» **Task statement**
Leave out the pictures, then reproduce the rest of the material exactly.
▬▬▬▬▬▬
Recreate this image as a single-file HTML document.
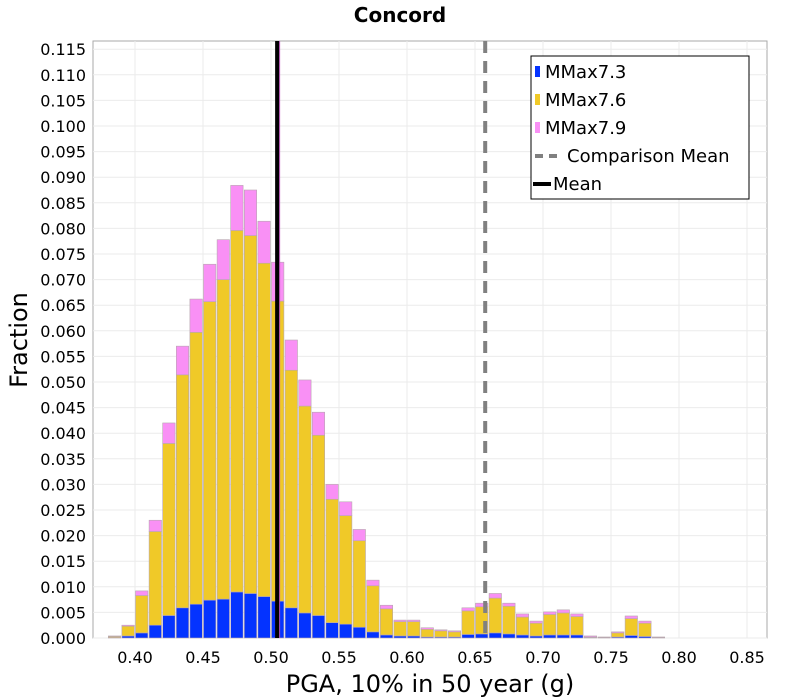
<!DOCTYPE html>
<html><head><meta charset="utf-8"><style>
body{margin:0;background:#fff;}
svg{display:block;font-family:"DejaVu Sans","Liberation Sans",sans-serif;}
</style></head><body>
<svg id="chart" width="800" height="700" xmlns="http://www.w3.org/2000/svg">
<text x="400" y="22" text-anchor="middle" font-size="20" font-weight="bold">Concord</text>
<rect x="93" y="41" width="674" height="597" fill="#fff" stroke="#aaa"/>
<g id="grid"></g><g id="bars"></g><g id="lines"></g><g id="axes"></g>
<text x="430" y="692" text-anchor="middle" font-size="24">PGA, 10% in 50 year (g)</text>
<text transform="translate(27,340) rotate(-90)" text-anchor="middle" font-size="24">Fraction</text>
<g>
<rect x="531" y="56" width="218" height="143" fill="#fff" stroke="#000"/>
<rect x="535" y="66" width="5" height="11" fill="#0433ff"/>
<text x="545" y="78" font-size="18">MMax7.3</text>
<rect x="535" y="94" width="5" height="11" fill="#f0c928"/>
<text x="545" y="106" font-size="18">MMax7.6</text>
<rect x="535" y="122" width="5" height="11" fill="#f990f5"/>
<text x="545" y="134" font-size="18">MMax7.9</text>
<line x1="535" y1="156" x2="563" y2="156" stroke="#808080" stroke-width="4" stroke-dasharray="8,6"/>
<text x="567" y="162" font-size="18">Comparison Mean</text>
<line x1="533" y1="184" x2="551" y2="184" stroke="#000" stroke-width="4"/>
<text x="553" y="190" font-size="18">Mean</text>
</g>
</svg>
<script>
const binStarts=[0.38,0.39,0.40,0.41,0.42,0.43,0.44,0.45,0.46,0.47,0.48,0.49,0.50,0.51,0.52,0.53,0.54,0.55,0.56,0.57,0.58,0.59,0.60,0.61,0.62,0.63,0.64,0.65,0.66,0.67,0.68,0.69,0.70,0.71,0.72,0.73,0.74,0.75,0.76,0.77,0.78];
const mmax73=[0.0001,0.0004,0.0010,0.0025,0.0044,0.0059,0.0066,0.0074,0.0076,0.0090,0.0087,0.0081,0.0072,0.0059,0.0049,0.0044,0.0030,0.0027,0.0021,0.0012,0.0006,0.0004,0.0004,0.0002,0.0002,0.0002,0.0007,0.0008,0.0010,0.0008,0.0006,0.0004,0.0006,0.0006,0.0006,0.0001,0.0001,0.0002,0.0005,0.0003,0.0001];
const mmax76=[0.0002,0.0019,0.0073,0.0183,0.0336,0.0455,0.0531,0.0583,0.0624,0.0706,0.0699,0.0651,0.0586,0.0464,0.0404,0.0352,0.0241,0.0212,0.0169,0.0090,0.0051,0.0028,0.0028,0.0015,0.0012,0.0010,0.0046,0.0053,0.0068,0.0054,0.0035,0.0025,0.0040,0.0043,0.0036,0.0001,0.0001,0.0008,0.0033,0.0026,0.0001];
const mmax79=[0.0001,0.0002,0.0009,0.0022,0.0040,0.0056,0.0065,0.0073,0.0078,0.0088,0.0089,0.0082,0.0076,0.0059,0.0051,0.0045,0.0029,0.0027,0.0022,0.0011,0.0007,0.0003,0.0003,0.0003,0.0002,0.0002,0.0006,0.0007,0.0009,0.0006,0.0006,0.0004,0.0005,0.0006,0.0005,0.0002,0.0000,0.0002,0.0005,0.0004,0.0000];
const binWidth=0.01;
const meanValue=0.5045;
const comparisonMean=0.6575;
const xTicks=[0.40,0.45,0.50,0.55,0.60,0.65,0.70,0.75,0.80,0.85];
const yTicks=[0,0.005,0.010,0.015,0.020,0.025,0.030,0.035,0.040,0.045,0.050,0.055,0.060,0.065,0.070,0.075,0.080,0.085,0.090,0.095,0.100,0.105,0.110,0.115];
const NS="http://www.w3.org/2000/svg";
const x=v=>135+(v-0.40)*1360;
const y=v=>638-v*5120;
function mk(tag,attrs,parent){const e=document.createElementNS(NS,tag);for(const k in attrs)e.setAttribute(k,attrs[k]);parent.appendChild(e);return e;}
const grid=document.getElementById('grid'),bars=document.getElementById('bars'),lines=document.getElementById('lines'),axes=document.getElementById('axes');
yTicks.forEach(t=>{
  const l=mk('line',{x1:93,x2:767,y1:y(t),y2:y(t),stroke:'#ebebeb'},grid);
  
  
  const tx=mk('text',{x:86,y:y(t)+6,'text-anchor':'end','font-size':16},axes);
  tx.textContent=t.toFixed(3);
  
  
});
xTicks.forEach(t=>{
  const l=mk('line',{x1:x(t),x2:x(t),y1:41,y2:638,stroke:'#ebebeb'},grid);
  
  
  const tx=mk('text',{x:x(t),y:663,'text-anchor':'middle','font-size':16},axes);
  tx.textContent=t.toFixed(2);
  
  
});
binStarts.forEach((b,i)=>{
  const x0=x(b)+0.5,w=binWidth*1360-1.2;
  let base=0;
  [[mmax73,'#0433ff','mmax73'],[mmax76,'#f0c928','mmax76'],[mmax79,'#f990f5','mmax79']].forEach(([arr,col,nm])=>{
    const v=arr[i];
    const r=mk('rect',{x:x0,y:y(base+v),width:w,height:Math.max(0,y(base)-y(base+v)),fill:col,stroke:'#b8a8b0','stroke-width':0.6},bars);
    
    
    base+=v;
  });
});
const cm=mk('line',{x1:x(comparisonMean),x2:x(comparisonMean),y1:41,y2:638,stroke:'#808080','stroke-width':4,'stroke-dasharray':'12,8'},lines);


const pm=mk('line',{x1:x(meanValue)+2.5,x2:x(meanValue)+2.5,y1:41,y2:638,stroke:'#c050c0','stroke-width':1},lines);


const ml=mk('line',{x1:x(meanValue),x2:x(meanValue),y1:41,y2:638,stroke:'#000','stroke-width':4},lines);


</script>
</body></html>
▬▬▬▬▬▬
» **Response below**
Recreate this image as a single-file HTML document.
<!DOCTYPE html>
<html><head><meta charset="utf-8"><style>
body{margin:0;background:#fff;}
svg{display:block;font-family:"DejaVu Sans","Liberation Sans",sans-serif;}
</style></head><body>
<svg id="chart" width="800" height="700" xmlns="http://www.w3.org/2000/svg">
<text x="400" y="22" text-anchor="middle" font-size="20" font-weight="bold">Concord</text>
<rect x="93" y="41" width="674" height="597" fill="#fff" stroke="#aaa"/>
<g id="grid"></g><g id="bars"></g><g id="lines"></g><g id="axes"></g>
<text x="430" y="692" text-anchor="middle" font-size="24">PGA, 10% in 50 year (g)</text>
<text transform="translate(27,340) rotate(-90)" text-anchor="middle" font-size="24">Fraction</text>
<g>
<rect x="531" y="56" width="218" height="143" fill="#fff" stroke="#000"/>
<rect x="535" y="66" width="5" height="11" fill="#0433ff"/>
<text x="545" y="78" font-size="18">MMax7.3</text>
<rect x="535" y="94" width="5" height="11" fill="#f0c928"/>
<text x="545" y="106" font-size="18">MMax7.6</text>
<rect x="535" y="122" width="5" height="11" fill="#f990f5"/>
<text x="545" y="134" font-size="18">MMax7.9</text>
<line x1="535" y1="156" x2="563" y2="156" stroke="#808080" stroke-width="4" stroke-dasharray="8,6"/>
<text x="567" y="162" font-size="18">Comparison Mean</text>
<line x1="533" y1="184" x2="551" y2="184" stroke="#000" stroke-width="4"/>
<text x="553" y="190" font-size="18">Mean</text>
</g>
</svg>
<script>
const binStarts=[0.38,0.39,0.40,0.41,0.42,0.43,0.44,0.45,0.46,0.47,0.48,0.49,0.50,0.51,0.52,0.53,0.54,0.55,0.56,0.57,0.58,0.59,0.60,0.61,0.62,0.63,0.64,0.65,0.66,0.67,0.68,0.69,0.70,0.71,0.72,0.73,0.74,0.75,0.76,0.77,0.78];
const mmax73=[0.0001,0.0004,0.0010,0.0025,0.0044,0.0059,0.0066,0.0074,0.0076,0.0090,0.0087,0.0081,0.0072,0.0059,0.0049,0.0044,0.0030,0.0027,0.0021,0.0012,0.0006,0.0004,0.0004,0.0002,0.0002,0.0002,0.0007,0.0008,0.0010,0.0008,0.0006,0.0004,0.0006,0.0006,0.0006,0.0001,0.0001,0.0002,0.0005,0.0003,0.0001];
const mmax76=[0.0002,0.0019,0.0073,0.0183,0.0336,0.0455,0.0531,0.0583,0.0624,0.0706,0.0699,0.0651,0.0586,0.0464,0.0404,0.0352,0.0241,0.0212,0.0169,0.0090,0.0051,0.0028,0.0028,0.0015,0.0012,0.0010,0.0046,0.0053,0.0068,0.0054,0.0035,0.0025,0.0040,0.0043,0.0036,0.0001,0.0001,0.0008,0.0033,0.0026,0.0001];
const mmax79=[0.0001,0.0002,0.0009,0.0022,0.0040,0.0056,0.0065,0.0073,0.0078,0.0088,0.0089,0.0082,0.0076,0.0059,0.0051,0.0045,0.0029,0.0027,0.0022,0.0011,0.0007,0.0003,0.0003,0.0003,0.0002,0.0002,0.0006,0.0007,0.0009,0.0006,0.0006,0.0004,0.0005,0.0006,0.0005,0.0002,0.0000,0.0002,0.0005,0.0004,0.0000];
const binWidth=0.01;
const meanValue=0.5045;
const comparisonMean=0.6575;
const xTicks=[0.40,0.45,0.50,0.55,0.60,0.65,0.70,0.75,0.80,0.85];
const yTicks=[0,0.005,0.010,0.015,0.020,0.025,0.030,0.035,0.040,0.045,0.050,0.055,0.060,0.065,0.070,0.075,0.080,0.085,0.090,0.095,0.100,0.105,0.110,0.115];
const NS="http://www.w3.org/2000/svg";
const x=v=>135+(v-0.40)*1360;
const y=v=>638-v*5120;
function mk(tag,attrs,parent){const e=document.createElementNS(NS,tag);for(const k in attrs)e.setAttribute(k,attrs[k]);parent.appendChild(e);return e;}
const grid=document.getElementById('grid'),bars=document.getElementById('bars'),lines=document.getElementById('lines'),axes=document.getElementById('axes');
yTicks.forEach(t=>{
  const l=mk('line',{x1:93,x2:767,y1:y(t),y2:y(t),stroke:'#ebebeb'},grid);
  
  
  const tx=mk('text',{x:86,y:y(t)+6,'text-anchor':'end','font-size':16},axes);
  tx.textContent=t.toFixed(3);
  
  
});
xTicks.forEach(t=>{
  const l=mk('line',{x1:x(t),x2:x(t),y1:41,y2:638,stroke:'#ebebeb'},grid);
  
  
  const tx=mk('text',{x:x(t),y:663,'text-anchor':'middle','font-size':16},axes);
  tx.textContent=t.toFixed(2);
  
  
});
binStarts.forEach((b,i)=>{
  const x0=x(b)+0.5,w=binWidth*1360-1.2;
  let base=0;
  [[mmax73,'#0433ff','mmax73'],[mmax76,'#f0c928','mmax76'],[mmax79,'#f990f5','mmax79']].forEach(([arr,col,nm])=>{
    const v=arr[i];
    const r=mk('rect',{x:x0,y:y(base+v),width:w,height:Math.max(0,y(base)-y(base+v)),fill:col,stroke:'#b8a8b0','stroke-width':0.6},bars);
    
    
    base+=v;
  });
});
const cm=mk('line',{x1:x(comparisonMean),x2:x(comparisonMean),y1:41,y2:638,stroke:'#808080','stroke-width':4,'stroke-dasharray':'12,8'},lines);


const pm=mk('line',{x1:x(meanValue)+2.5,x2:x(meanValue)+2.5,y1:41,y2:638,stroke:'#c050c0','stroke-width':1},lines);


const ml=mk('line',{x1:x(meanValue),x2:x(meanValue),y1:41,y2:638,stroke:'#000','stroke-width':4},lines);


</script>
</body></html>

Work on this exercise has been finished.